Cette affaire, selon la source, fait suite à plusieurs enquêtes ouvertes pendant des années, concernant la diffusion de vidéos à caractère pornographique et pédopornographique obtenues de manière illégale, et mettant en scène des citoyens sénégalais, hommes, femmes et même des mineurs. ‘’Dans le cas le plus récent, il est reproché au mis en cause d’avoir publié des vidéos de nudes d’une mineure et d’avoir tenté de lui extorquer de l’argent en la menaçant de diffuser ces contenus’’, précise la source.
L’enquête a confirmé que certains de ces contenus ont bien été mis en ligne sur des plateformes connues pour héberger ce type de vidéos. Le commissaire Faye d’ajouter que l’interpellation, qui a eu lieu le 17 juillet 2025, tôt le matin, au domicile du mis en cause, sur l’avenue Bourguiba, s’est déroulée avec l’appui de la Brigade d’intervention polyvalente (Bip), sous la direction du procureur de la République près le tribunal de grande instance.
Selon le communiqué, les investigations techniques croisées ont permis de montrer que cet individu utilisait des pseudonymes, des VPN et d’autres techniques pour dissimuler son identité et ses activités. ‘’Lors de la perquisition, nous avons saisi des ordinateurs, un téléphone portable, des puces téléphoniques, des outils servant à administrer les sites Web en question et d’autres objets liés à l’enquête. L’analyse du matériel saisi a clairement confirmé l’ampleur des faits. L’individu interpellé apparaît comme le centre du dispositif’’, informait le commissaire Faye.
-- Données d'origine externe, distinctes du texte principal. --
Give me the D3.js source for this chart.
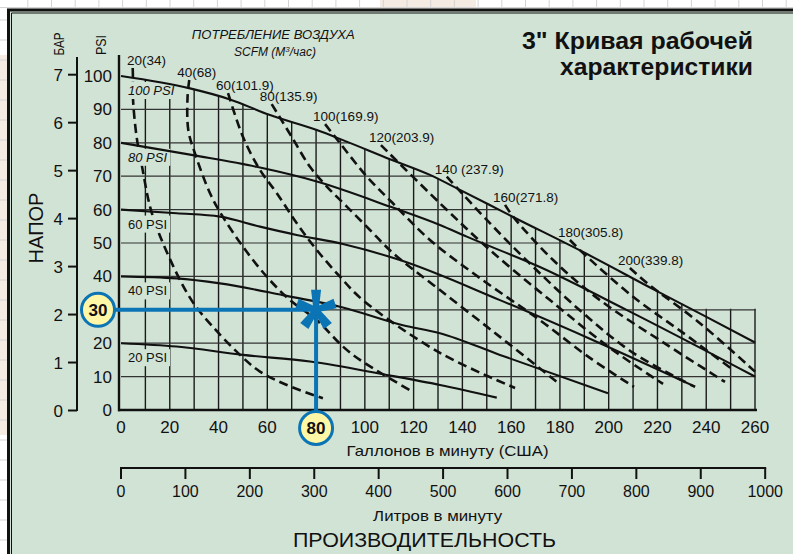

‘’Tous les éléments retrouvés dans ses appareils, les identifiants, les outils d’administration, les accès techniques laissent croire qu’il était bien le gestionnaire des sites Seneporno, Babiporno et d'autres plateformes similaires’’, a expliqué le patron de la DSC.
Cependant, d’autres personnes pourraient être impliquées. Les investigations se poursuivent, afin d’identifier les éventuels coauteurs ou complices. "La police nationale est pleinement engagée dans cette lutte. Et dans le cadre de la collaboration entre population et police, nous appelons toute personne victime ou témoin de tels faits à se rapprocher de nos services", a confié le patron de la DSC dans la note.